I think it comes down to how you measure success. We get so caught up on money, some people just can’t move past it. Some people will never accept earning under a certain amount and cling to the safety of money and then other people feel like if they want to charge something for their service it is somehow evil and unfair or poisoned by it. Let’s not give money this much power and this much emphasis, it is really one part of the puzzle.
Again, I look to the permaculture principle, which is a design system of sustainable agriculture. Which can be applied to anything. One of the principles is Obtain and Yield, which makes you ask – is the work you are doing going to be worth it? I think that is really smart. I’m not going to put all this effort into something if I get no yield from it. There are other principles that have equal value such as diversity, care of the earth, fair share etc, so if you have a surplus, make sure you are sharing that with people who don’t.
I’ve been talking with a lot of people in the start-up space about work/life balance and whether it should or can exist nowadays, what are your thoughts on this?
The world has changed so much that no one works 9-5. Or even people who have shift work or allocated times to work, for the most part have work to do outside of that.
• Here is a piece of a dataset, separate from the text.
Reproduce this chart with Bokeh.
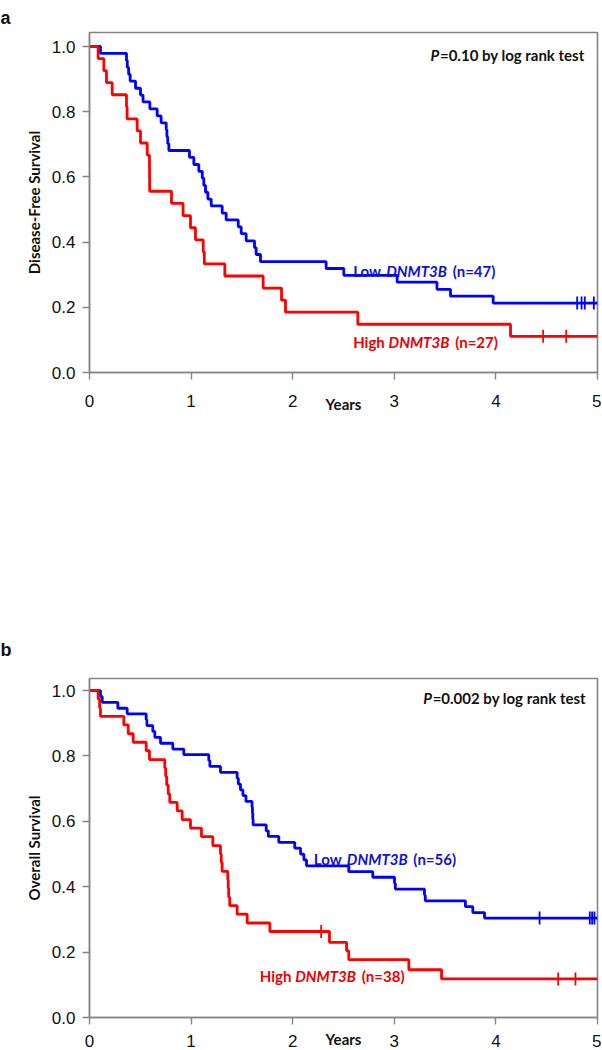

It is just this constant on culture. I think in the past if you could go to work and then just leave it behind when you are away to enjoy your life then that was fine, but it is becoming less and less possible. So if we are going to work more and more, why not enjoy it. I really don’t see the point of doing something as a means to an end, because life is too short for that. What I’m trying to work towards, and what I have achieved already is working on things that stimulate me, and the stuff I read about on weekends is the stuff I write about on Monday and the things we are talking about today are things I go on holidays to explore, so to me it is all life, and I just think every moment should be something fulfilling. I mean when you work hard not everything is comfortable but it should be worthwhile.
What’s your vision for Make Do Co over the next few years?
So much! I have lots of ideas and so many things I would like to evolve. I’m going to continue to do the workshops that I offer, continue looking at creativity and purpose and the empowerment of making and doing something, which is where the name comes from. But I would love to have a retreat centre, with a working permaculture garden so people can come to the centre, explore these ideas, get their hands dirty in the garden, understand the relationships in nature as a bigger learning in life.